Goal of the exercise -
Give the listing again character for character, but drop the images.

↓↓↓

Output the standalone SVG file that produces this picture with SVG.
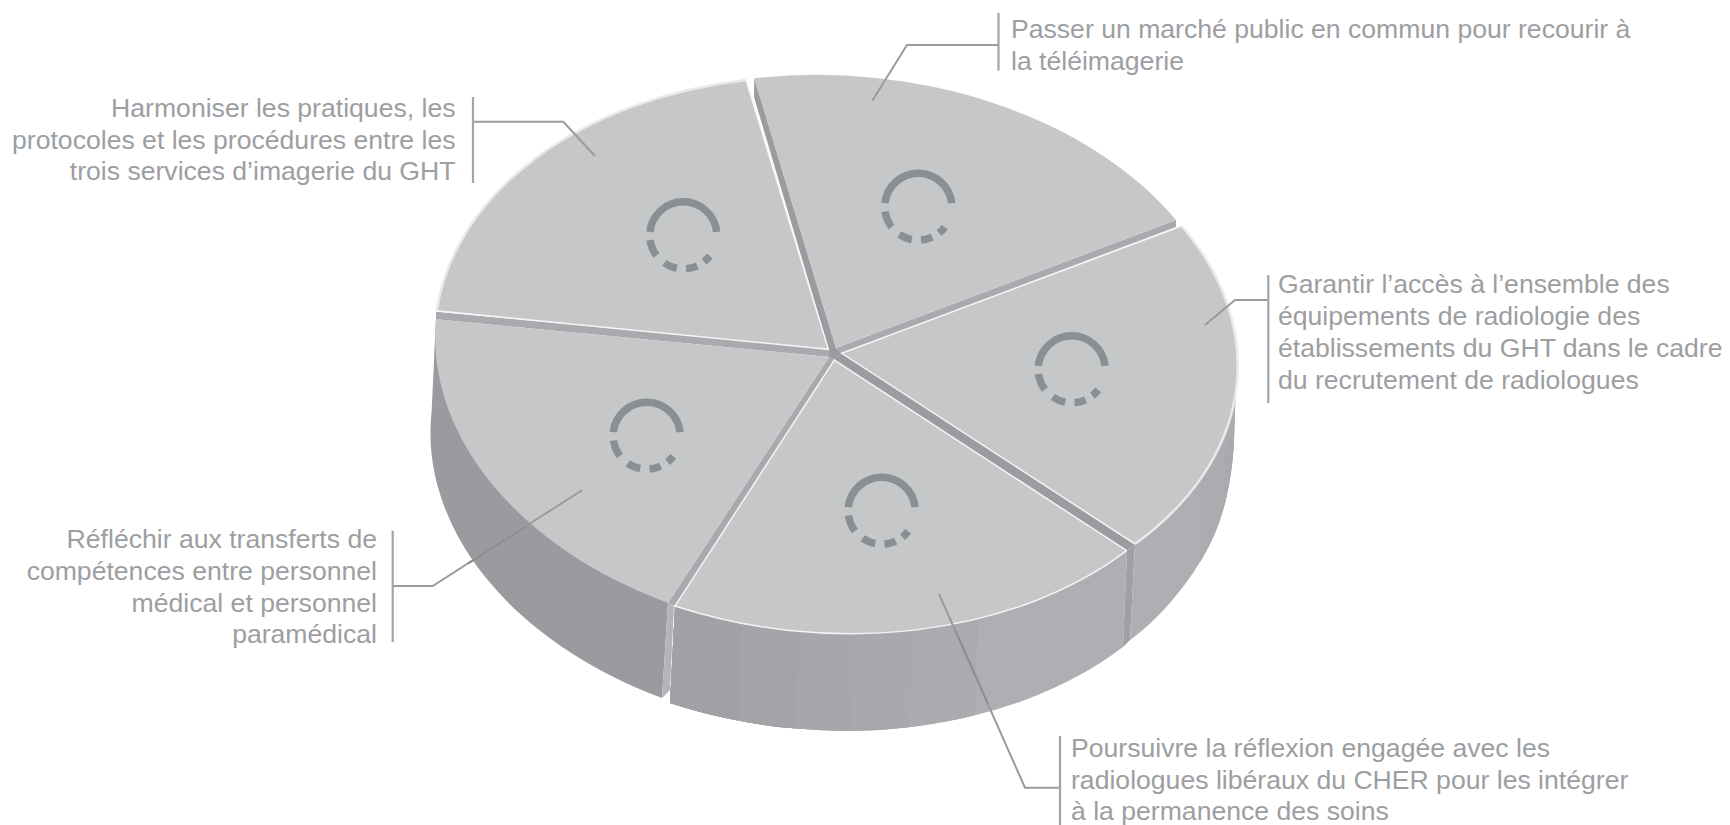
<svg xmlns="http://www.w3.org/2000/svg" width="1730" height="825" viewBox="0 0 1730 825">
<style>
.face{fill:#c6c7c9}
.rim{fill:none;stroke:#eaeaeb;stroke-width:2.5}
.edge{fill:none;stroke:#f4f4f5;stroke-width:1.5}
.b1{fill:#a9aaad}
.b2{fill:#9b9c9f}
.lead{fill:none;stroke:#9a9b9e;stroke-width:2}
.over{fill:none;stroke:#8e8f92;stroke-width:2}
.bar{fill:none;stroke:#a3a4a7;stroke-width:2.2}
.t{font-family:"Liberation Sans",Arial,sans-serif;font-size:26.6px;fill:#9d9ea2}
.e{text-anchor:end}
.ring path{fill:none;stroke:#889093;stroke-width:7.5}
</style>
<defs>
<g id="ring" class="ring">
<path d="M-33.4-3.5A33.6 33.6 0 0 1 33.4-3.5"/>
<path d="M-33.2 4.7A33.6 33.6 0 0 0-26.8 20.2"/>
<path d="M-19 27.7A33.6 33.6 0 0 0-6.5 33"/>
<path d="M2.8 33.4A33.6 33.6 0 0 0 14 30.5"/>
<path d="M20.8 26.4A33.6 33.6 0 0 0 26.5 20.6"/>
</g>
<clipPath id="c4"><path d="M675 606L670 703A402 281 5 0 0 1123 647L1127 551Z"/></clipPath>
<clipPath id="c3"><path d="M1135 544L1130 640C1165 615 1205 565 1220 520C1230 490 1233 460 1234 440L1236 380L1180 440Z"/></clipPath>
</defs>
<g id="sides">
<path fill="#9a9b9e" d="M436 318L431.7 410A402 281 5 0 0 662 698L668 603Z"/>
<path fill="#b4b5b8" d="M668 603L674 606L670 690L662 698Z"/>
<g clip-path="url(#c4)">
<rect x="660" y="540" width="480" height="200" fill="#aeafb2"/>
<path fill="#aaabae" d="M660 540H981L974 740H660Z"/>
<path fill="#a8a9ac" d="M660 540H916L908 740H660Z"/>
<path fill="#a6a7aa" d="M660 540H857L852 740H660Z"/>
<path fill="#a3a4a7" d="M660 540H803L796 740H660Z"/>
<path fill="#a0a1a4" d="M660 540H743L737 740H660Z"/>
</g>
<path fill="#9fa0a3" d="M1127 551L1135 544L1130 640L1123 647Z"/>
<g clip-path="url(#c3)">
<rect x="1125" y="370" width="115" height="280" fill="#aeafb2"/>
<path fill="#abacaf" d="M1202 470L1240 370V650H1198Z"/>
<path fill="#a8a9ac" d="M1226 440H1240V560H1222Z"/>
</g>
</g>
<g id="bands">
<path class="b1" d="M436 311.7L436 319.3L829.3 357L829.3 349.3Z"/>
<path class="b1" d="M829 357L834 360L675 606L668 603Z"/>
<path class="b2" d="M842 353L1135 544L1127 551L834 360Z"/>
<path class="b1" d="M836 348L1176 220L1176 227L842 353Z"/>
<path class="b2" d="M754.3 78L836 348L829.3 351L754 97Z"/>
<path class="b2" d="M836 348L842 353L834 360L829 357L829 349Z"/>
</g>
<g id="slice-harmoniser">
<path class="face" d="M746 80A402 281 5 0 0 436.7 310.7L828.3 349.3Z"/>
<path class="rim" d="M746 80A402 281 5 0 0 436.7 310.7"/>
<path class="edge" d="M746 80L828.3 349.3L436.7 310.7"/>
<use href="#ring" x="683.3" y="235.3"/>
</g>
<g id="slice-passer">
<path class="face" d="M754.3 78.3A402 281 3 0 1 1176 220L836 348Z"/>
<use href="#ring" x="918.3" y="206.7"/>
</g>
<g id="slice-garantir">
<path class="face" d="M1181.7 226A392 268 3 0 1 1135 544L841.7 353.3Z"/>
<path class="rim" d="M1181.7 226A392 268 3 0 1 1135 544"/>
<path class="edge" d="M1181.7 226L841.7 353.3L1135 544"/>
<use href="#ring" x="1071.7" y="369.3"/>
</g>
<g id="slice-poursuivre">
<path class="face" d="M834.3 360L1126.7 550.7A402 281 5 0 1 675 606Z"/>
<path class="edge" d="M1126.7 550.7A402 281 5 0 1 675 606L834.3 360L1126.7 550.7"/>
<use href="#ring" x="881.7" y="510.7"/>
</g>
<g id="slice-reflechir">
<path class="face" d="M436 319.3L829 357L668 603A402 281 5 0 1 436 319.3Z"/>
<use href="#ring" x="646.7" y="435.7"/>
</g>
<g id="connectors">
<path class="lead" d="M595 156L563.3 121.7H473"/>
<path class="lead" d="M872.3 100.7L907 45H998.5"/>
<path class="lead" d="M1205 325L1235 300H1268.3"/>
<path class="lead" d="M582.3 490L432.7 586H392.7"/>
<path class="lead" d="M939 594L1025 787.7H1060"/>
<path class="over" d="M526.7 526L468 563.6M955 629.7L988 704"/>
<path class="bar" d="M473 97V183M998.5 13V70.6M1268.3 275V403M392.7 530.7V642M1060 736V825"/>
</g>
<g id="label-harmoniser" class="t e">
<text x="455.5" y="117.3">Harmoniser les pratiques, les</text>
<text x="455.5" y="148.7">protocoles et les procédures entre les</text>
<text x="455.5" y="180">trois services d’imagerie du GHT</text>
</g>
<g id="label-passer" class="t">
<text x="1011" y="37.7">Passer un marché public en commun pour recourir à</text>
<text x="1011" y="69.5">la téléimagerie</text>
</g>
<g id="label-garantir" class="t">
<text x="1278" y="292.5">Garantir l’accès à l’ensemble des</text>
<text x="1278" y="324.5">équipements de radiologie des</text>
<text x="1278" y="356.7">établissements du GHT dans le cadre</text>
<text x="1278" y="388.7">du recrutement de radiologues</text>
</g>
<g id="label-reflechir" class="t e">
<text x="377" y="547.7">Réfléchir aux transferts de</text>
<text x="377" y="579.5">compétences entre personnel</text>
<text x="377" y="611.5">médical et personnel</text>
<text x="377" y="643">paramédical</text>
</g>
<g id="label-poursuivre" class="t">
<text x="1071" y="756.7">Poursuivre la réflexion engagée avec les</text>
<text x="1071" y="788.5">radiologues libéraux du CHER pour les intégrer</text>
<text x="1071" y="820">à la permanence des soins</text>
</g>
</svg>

↑↑↑

Result for this task -
Output the standalone SVG file that produces this picture with SVG.
<svg xmlns="http://www.w3.org/2000/svg" width="1730" height="825" viewBox="0 0 1730 825">
<style>
.face{fill:#c6c7c9}
.rim{fill:none;stroke:#eaeaeb;stroke-width:2.5}
.edge{fill:none;stroke:#f4f4f5;stroke-width:1.5}
.b1{fill:#a9aaad}
.b2{fill:#9b9c9f}
.lead{fill:none;stroke:#9a9b9e;stroke-width:2}
.over{fill:none;stroke:#8e8f92;stroke-width:2}
.bar{fill:none;stroke:#a3a4a7;stroke-width:2.2}
.t{font-family:"Liberation Sans",Arial,sans-serif;font-size:26.6px;fill:#9d9ea2}
.e{text-anchor:end}
.ring path{fill:none;stroke:#889093;stroke-width:7.5}
</style>
<defs>
<g id="ring" class="ring">
<path d="M-33.4-3.5A33.6 33.6 0 0 1 33.4-3.5"/>
<path d="M-33.2 4.7A33.6 33.6 0 0 0-26.8 20.2"/>
<path d="M-19 27.7A33.6 33.6 0 0 0-6.5 33"/>
<path d="M2.8 33.4A33.6 33.6 0 0 0 14 30.5"/>
<path d="M20.8 26.4A33.6 33.6 0 0 0 26.5 20.6"/>
</g>
<clipPath id="c4"><path d="M675 606L670 703A402 281 5 0 0 1123 647L1127 551Z"/></clipPath>
<clipPath id="c3"><path d="M1135 544L1130 640C1165 615 1205 565 1220 520C1230 490 1233 460 1234 440L1236 380L1180 440Z"/></clipPath>
</defs>
<g id="sides">
<path fill="#9a9b9e" d="M436 318L431.7 410A402 281 5 0 0 662 698L668 603Z"/>
<path fill="#b4b5b8" d="M668 603L674 606L670 690L662 698Z"/>
<g clip-path="url(#c4)">
<rect x="660" y="540" width="480" height="200" fill="#aeafb2"/>
<path fill="#aaabae" d="M660 540H981L974 740H660Z"/>
<path fill="#a8a9ac" d="M660 540H916L908 740H660Z"/>
<path fill="#a6a7aa" d="M660 540H857L852 740H660Z"/>
<path fill="#a3a4a7" d="M660 540H803L796 740H660Z"/>
<path fill="#a0a1a4" d="M660 540H743L737 740H660Z"/>
</g>
<path fill="#9fa0a3" d="M1127 551L1135 544L1130 640L1123 647Z"/>
<g clip-path="url(#c3)">
<rect x="1125" y="370" width="115" height="280" fill="#aeafb2"/>
<path fill="#abacaf" d="M1202 470L1240 370V650H1198Z"/>
<path fill="#a8a9ac" d="M1226 440H1240V560H1222Z"/>
</g>
</g>
<g id="bands">
<path class="b1" d="M436 311.7L436 319.3L829.3 357L829.3 349.3Z"/>
<path class="b1" d="M829 357L834 360L675 606L668 603Z"/>
<path class="b2" d="M842 353L1135 544L1127 551L834 360Z"/>
<path class="b1" d="M836 348L1176 220L1176 227L842 353Z"/>
<path class="b2" d="M754.3 78L836 348L829.3 351L754 97Z"/>
<path class="b2" d="M836 348L842 353L834 360L829 357L829 349Z"/>
</g>
<g id="slice-harmoniser">
<path class="face" d="M746 80A402 281 5 0 0 436.7 310.7L828.3 349.3Z"/>
<path class="rim" d="M746 80A402 281 5 0 0 436.7 310.7"/>
<path class="edge" d="M746 80L828.3 349.3L436.7 310.7"/>
<use href="#ring" x="683.3" y="235.3"/>
</g>
<g id="slice-passer">
<path class="face" d="M754.3 78.3A402 281 3 0 1 1176 220L836 348Z"/>
<use href="#ring" x="918.3" y="206.7"/>
</g>
<g id="slice-garantir">
<path class="face" d="M1181.7 226A392 268 3 0 1 1135 544L841.7 353.3Z"/>
<path class="rim" d="M1181.7 226A392 268 3 0 1 1135 544"/>
<path class="edge" d="M1181.7 226L841.7 353.3L1135 544"/>
<use href="#ring" x="1071.7" y="369.3"/>
</g>
<g id="slice-poursuivre">
<path class="face" d="M834.3 360L1126.7 550.7A402 281 5 0 1 675 606Z"/>
<path class="edge" d="M1126.7 550.7A402 281 5 0 1 675 606L834.3 360L1126.7 550.7"/>
<use href="#ring" x="881.7" y="510.7"/>
</g>
<g id="slice-reflechir">
<path class="face" d="M436 319.3L829 357L668 603A402 281 5 0 1 436 319.3Z"/>
<use href="#ring" x="646.7" y="435.7"/>
</g>
<g id="connectors">
<path class="lead" d="M595 156L563.3 121.7H473"/>
<path class="lead" d="M872.3 100.7L907 45H998.5"/>
<path class="lead" d="M1205 325L1235 300H1268.3"/>
<path class="lead" d="M582.3 490L432.7 586H392.7"/>
<path class="lead" d="M939 594L1025 787.7H1060"/>
<path class="over" d="M526.7 526L468 563.6M955 629.7L988 704"/>
<path class="bar" d="M473 97V183M998.5 13V70.6M1268.3 275V403M392.7 530.7V642M1060 736V825"/>
</g>
<g id="label-harmoniser" class="t e">
<text x="455.5" y="117.3">Harmoniser les pratiques, les</text>
<text x="455.5" y="148.7">protocoles et les procédures entre les</text>
<text x="455.5" y="180">trois services d’imagerie du GHT</text>
</g>
<g id="label-passer" class="t">
<text x="1011" y="37.7">Passer un marché public en commun pour recourir à</text>
<text x="1011" y="69.5">la téléimagerie</text>
</g>
<g id="label-garantir" class="t">
<text x="1278" y="292.5">Garantir l’accès à l’ensemble des</text>
<text x="1278" y="324.5">équipements de radiologie des</text>
<text x="1278" y="356.7">établissements du GHT dans le cadre</text>
<text x="1278" y="388.7">du recrutement de radiologues</text>
</g>
<g id="label-reflechir" class="t e">
<text x="377" y="547.7">Réfléchir aux transferts de</text>
<text x="377" y="579.5">compétences entre personnel</text>
<text x="377" y="611.5">médical et personnel</text>
<text x="377" y="643">paramédical</text>
</g>
<g id="label-poursuivre" class="t">
<text x="1071" y="756.7">Poursuivre la réflexion engagée avec les</text>
<text x="1071" y="788.5">radiologues libéraux du CHER pour les intégrer</text>
<text x="1071" y="820">à la permanence des soins</text>
</g>
</svg>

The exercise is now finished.